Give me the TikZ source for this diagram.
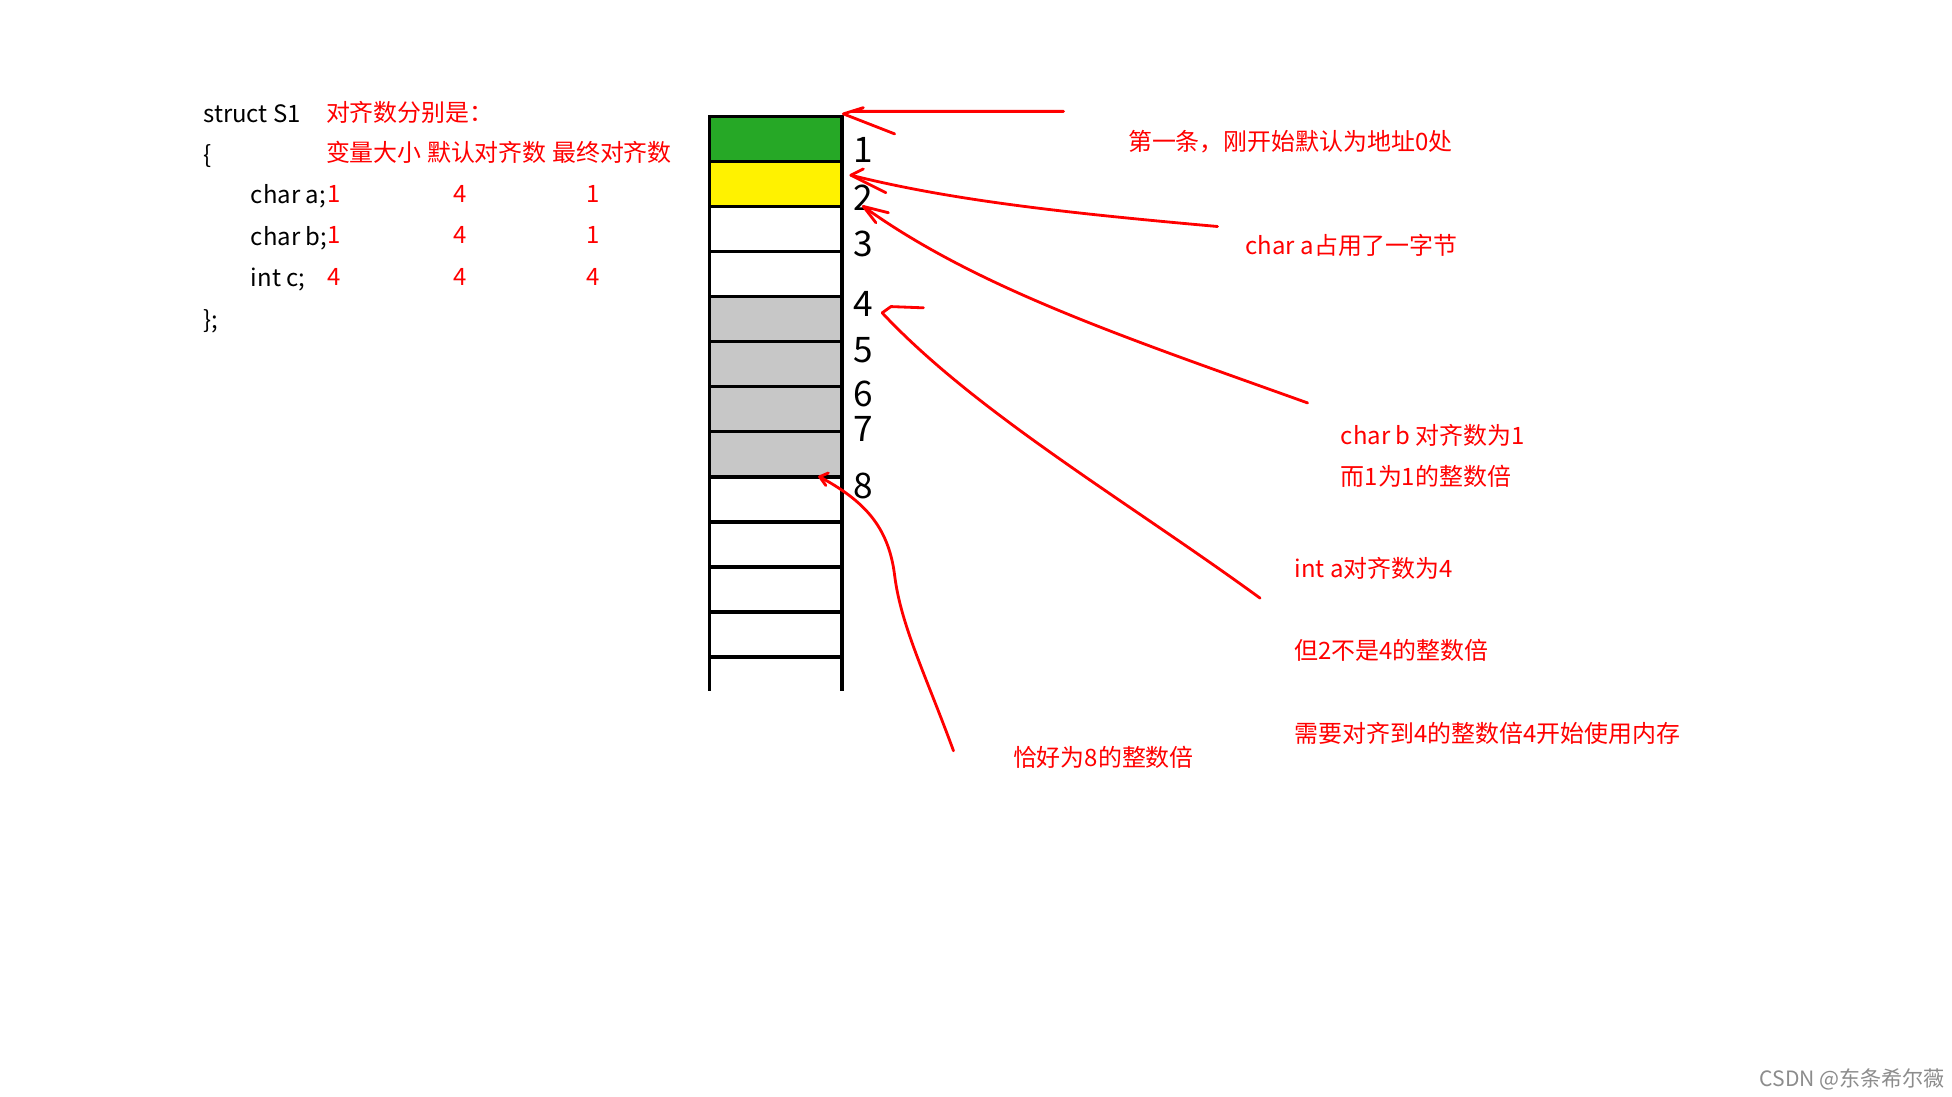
\documentclass[tikz,border=0pt]{standalone}
\usepackage{fontspec}
\setmainfont{Noto Sans CJK SC}
\begin{document}
\begin{tikzpicture}[x=0.0125cm,y=-0.0125cm,
  txt/.style={anchor=west,inner sep=0pt,font=\fontsize{6.8}{8}\selectfont},
  rt/.style={txt,text=red},
  val/.style={inner sep=0pt,text=red,font=\fontsize{6.8}{8}\selectfont},
  cell/.style={draw=black,line width=1pt},
  hand/.style={draw=red,line width=0.8pt,line cap=round,line join=round},
  dig/.style={inner sep=0pt,font=\fontsize{10}{10}\selectfont\itshape}]
\useasboundingbox (0,0) rectangle (1560,876);
\fill[white] (0,0) rectangle (1560,876);
% code
\node[txt] (s1) at (162,91) {struct S1};
\node[txt] (ob) at (162,125) {\{};
\node[txt] (ca) at (200,157) {char a;};
\node[txt] (cb) at (200,190) {char b;};
\node[txt] (ic) at (200,223) {int c;};
\node[txt] (cb2) at (162,257) {\};};
\node[rt] (h1) at (260,90) {对齐数分别是：};
\node[rt] (h2) at (260,122) {变量大小 默认对齐数 最终对齐数};
\foreach \y/\a/\b/\c [count=\i] in {155/1/4/1,188/1/4/1,221/4/4/4}{
  \node[val] (va\i) at (267,\y) {\a};
  \node[val] (vb\i) at (368,\y) {\b};
  \node[val] (vc\i) at (474,\y) {\c};}
% memory column
\fill[green!60!black!85] (567,93) rectangle (673,129);
\fill[yellow] (567,129) rectangle (673,165);
\fill[black!22] (567,237) rectangle (673,381);
\foreach \y in {93,129,165,201,237,273,309,345,381,417,453,489,525}
  \draw[cell] (567,\y) -- (673,\y);
\draw[cell] (567,93) -- (567,552);
\draw[cell] (673,93) -- (673,552);
\draw[cell] (567,93) rectangle (673,129);
% digits
\foreach \d/\y in {1/120,2/158,3/195,4/243,5/280,6/315,7/343,8/388}
  \node[dig] (d\d) at (690,\y) {\d};
% arrows
\draw[hand] (850,89) -- (680,89) (690,86) -- (674,91) -- (715,107);
\draw[hand] (973,181) .. controls (850,170) and (760,160) .. (680,140);
\draw[hand] (690,135) -- (680,140) -- (708,154);
\draw[hand] (1045,322) .. controls (900,270) and (780,230) .. (690,165);
\draw[hand] (700,178) -- (690,165) -- (710,170);
\draw[hand] (1007,478) .. controls (900,400) and (780,330) .. (705,250);
\draw[hand] (705,250) -- (712,245) -- (738,246);
\draw[hand] (762,600) .. controls (740,540) and (720,500) .. (715,460) .. controls (710,420) and (690,400) .. (655,381);
\draw[hand] (662,378) -- (655,381) -- (660,388);
% labels
\node[rt] (l1) at (901,113) {第一条，刚开始默认为地址0处};
\node[rt] (l2) at (995,196) {char a占用了一字节};
\node[rt] (l3) at (1071,348) {char b 对齐数为1};
\node[rt] (l4) at (1071,381) {而1为1的整数倍};
\node[rt] (l5) at (1034,454) {int a对齐数为4};
\node[rt] (l6) at (1034,520) {但2不是4的整数倍};
\node[rt] (l7) at (1034,586) {需要对齐到4的整数倍4开始使用内存};
\node[rt] (l8) at (809,605) {恰好为8的整数倍};
\node[inner sep=0pt,anchor=east,text=black!45,font=\fontsize{6}{7}\selectfont] (wm) at (1555,863) {CSDN @东条希尔薇};
\end{tikzpicture}
\end{document}
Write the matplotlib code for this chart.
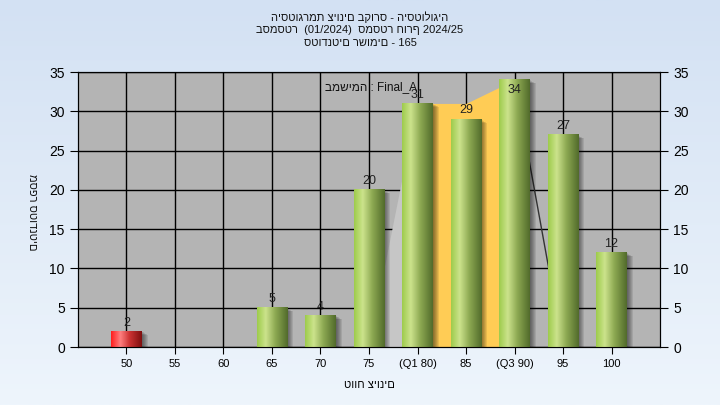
import numpy as np
import matplotlib
matplotlib.use("Agg")
import matplotlib.pyplot as plt
from matplotlib.colors import LinearSegmentedColormap
from matplotlib.patches import Rectangle

plt.rcParams['font.family'] = ['Liberation Sans', 'DejaVu Sans']

# data
categories = ['50', '55', '60', '65', '70', '75', '(Q1 80)', '85', '(Q3 90)', '95', '100']
counts = [2, 0, 0, 5, 4, 20, 31, 29, 34, 27, 12]
failing = [True] + [False] * 10
# inter-quartile band (Q1..Q3) and the side edges of the distribution shape
iqr_idx = [6, 7, 8]
iqr_top = [31, 31, 34]
left_edge = [(5, 0), (6, 31), (6, 0)]
right_edge_x = [8, 9]
right_edge_y = [34, 0]

title_lines = ["היסטוגרמת ציונים בקורס - היסטולוגיה",
               "בסמסטר  (01/2024)  סמסטר חורף 2024/25",
               "סטודנטים רשומים - 165"]
task_label = "במשימה : Final_A"
ylab = "מספר סטודנטים"
xlab = "טווח ציונים"

green = LinearSegmentedColormap.from_list("g", [(0, (0.62, 0.80, 0.30)), (0.28, (0.80, 0.89, 0.55)),
                                                (0.6, (0.55, 0.66, 0.32)), (1, (0.32, 0.42, 0.17))])
red = LinearSegmentedColormap.from_list("r", [(0, (1.0, 0.12, 0.12)), (0.3, (1.0, 0.50, 0.50)),
                                              (0.6, (0.80, 0.20, 0.20)), (1, (0.50, 0.06, 0.06))])

fig = plt.figure(figsize=(7.2, 4.05), dpi=100)

# figure background gradient
bg = fig.add_axes([0, 0, 1, 1], zorder=-10)
grad = np.linspace(0, 1, 256).reshape(-1, 1)
bgmap = LinearSegmentedColormap.from_list("bg", ["#d3e1f3", "#eef5fc"])
bg.imshow(grad, aspect='auto', cmap=bgmap, extent=[0, 1, 0, 1], origin='upper')
bg.axis('off')

ax = fig.add_axes([0.1083, 0.1432, 0.8084, 0.6790])
ax.set_facecolor('#b4b4b4')
x = np.arange(len(categories))
W = 0.62
px_x = 1 / 48.5
px_y = 35 / 275

# distribution shape behind bars
ax.fill([p[0] for p in left_edge], [p[1] for p in left_edge], color='#c6c6c6', zorder=1, lw=0)
ax.fill_between(iqr_idx, 0, iqr_top, color='#ffcc55', zorder=1, lw=0)
ax.plot(right_edge_x, right_edge_y, color='#333333', lw=1, zorder=1)

row = np.linspace(0, 1, 64).reshape(1, -1)
for i, (v, bad) in enumerate(zip(counts, failing)):
    if v <= 0:
        continue
    x0, x1 = i - W / 2, i + W / 2
    for k in range(1, 7):
        ax.add_patch(Rectangle((x0 + k * px_x, -k * 0.6 * px_y), W, v, color='black',
                               alpha=0.09, lw=0, zorder=2))
    ax.imshow(row, cmap=red if bad else green, aspect='auto', extent=[x0, x1, 0, v],
              zorder=3, interpolation='bilinear')
    if v > 32:
        ax.annotate(str(v), (i, v), xytext=(0, -3), textcoords='offset points', ha='center',
                    va='top', fontsize=9, color='#222222', zorder=5)
    else:
        ax.annotate(str(v), (i, v), xytext=(0, 2), textcoords='offset points', ha='center',
                    va='bottom', fontsize=9, color='#222222', zorder=5)

ax.set_xlim(-1, 11)
ax.set_ylim(0, 35)
ax.set_xticks(x)
ax.set_xticklabels(categories, fontsize=8)
ax.set_yticks(range(0, 36, 5))
ax.tick_params(axis='y', labelsize=10, length=6, color='black')
ax.tick_params(axis='x', length=5, color='black')
ax.grid(True, color='black', lw=1)
ax.set_axisbelow(True)
for s in ax.spines.values():
    s.set_color('black')

ax2 = ax.twinx()
ax2.set_ylim(0, 35)
ax2.set_yticks(range(0, 36, 5))
ax2.tick_params(axis='y', labelsize=10, length=6)

ax.text(0.424, 0.945, task_label, transform=ax.transAxes, fontsize=8.5, ha='left', va='center',
        color='#111111', zorder=6)
fig.text(32 / 720, 1 - 212 / 405, ylab, rotation=270, ha='center', va='center', fontsize=8,
         color='#111111')
ax.set_xlabel(xlab, fontsize=8, labelpad=8)

for j, t in enumerate(title_lines):
    fig.text(0.5, 1 - (17 + 13 * j) / 405, t, ha='center', va='center', fontsize=8, color='#111111')

fig.savefig("out.png", dpi=100)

========

▶ [Set exercise] Starting at the line containing "Write the matplotlib code for this chart." and ending at the line containing "plt.rcParams['font.family'] = ['Liberation", copy those lines exactly, both included, and nothing more. Leave out any picture.

▶ [The output]
Write the matplotlib code for this chart.
import numpy as np
import matplotlib
matplotlib.use("Agg")
import matplotlib.pyplot as plt
from matplotlib.colors import LinearSegmentedColormap
from matplotlib.patches import Rectangle

plt.rcParams['font.family'] = ['Liberation Sans', 'DejaVu Sans']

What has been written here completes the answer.